Insisting they just want Hugo to be ‘normal’ instead of living ‘in an intellectual tower’, they admit they’ve made him take up the trumpet in the hope it might improve his chances of getting a girlfriend one day.

Another child thrust into the limelight on the show is Shrinidhi Prakash, the sweetly naïve Under-12 World Scrabble Champion.

Phenomenally bright, with a love of literature and economics, she is repeatedly shown ‘sniffing’ her favourite books — because she loves the smell.

‘Sometimes you get a bit of trouble making friends. Psychologically, it is taxing being really clever, I guess,’ she says. ‘I don’t care what anyone thinks. Books are friends to me. I have 200.’ You can only dread to think how well that confession will go down with the other 11-year-olds in Shrinidhi’s school.

Channel 4 claims the programme aims to make it ‘cool to be clever’, but the effect is just the opposite. It’s all designed to make the rest of us, whose children perhaps don’t shine as much in the classroom, feel OK that our offspring aren’t geniuses after all.

If anything, it’s worse than programmes like Britain’s Got Talent, because those children are only performing acts.

On Child Genius, the contestants are children who have been defined by their academic achievements — and who now have to put their entire identities on the line.

Used to being the top of the class at everything, few have any experience of failure. And while that might be a good thing, national TV seems an odd place for primary-age children to be shown experiencing it for the first time.

But what of the parents — mostly middle-class and intelligent — who enter their children? Clearly, the fact their offspring are already top of the class isn’t enough for them.

Some claim they entered their child in order to challenge them, or to help them meet other gifted children who would understand them better than their peers. Others are more honest.

As one mother says of her son: ‘He doesn’t mind if he wins. I do.’ 

Chess champion Josh’s mum Hillary is clearly as invested in her son’s victories as he is. As she says: ‘It’s great to win. It’s an exciting moment for a mother.’

No surprise, then, when she manages to persuade him to return for another round in the afternoon — advanced mental maths — although again with limited success.

‘Josh, it’s much more than a test,’ she asserts afterwards, adding that it’s perhaps time to get back to the chessboard to follow through on her five-year plan for him to become a grandmaster.

After all, she has drawn up a tight schedule.
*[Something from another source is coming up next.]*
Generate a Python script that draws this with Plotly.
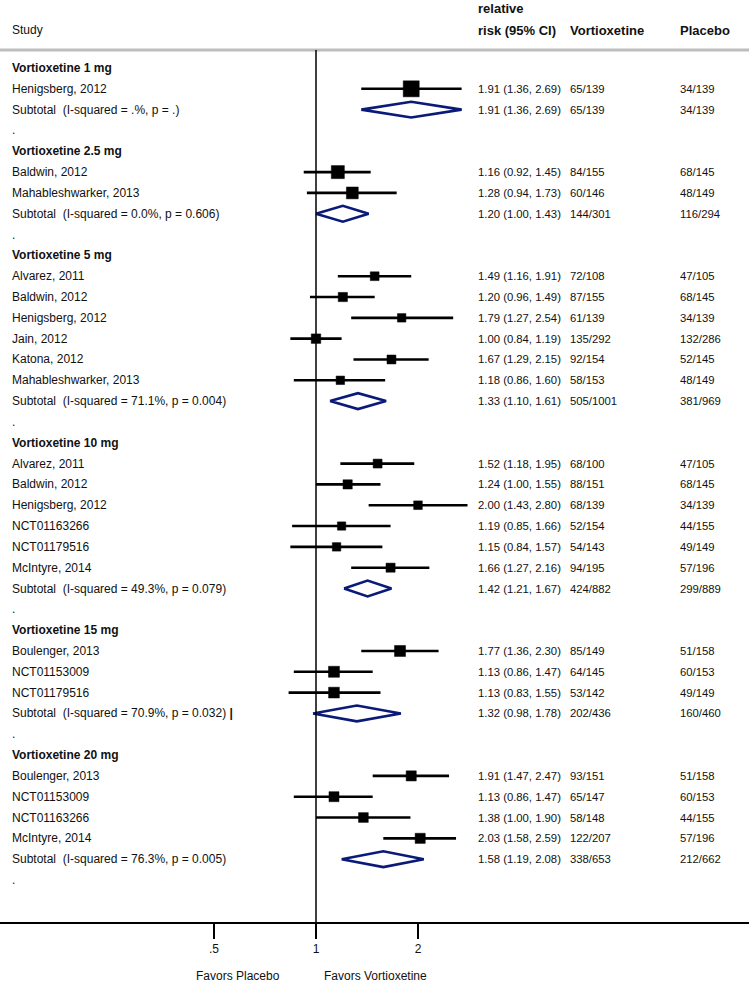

In the past, she has awarded Josh a gold star on a chart every time he chalks up another hour’s chess practice.

She has worked out he needs 10,000 hours in all — more than 50 a week — in order to claim the title of chess grandmaster by the target age of 13.

As his manager, American-born Hillary gave up her own high-flying career in urban development for former President Bill Clinton’s administration to devote herself to Josh’s career.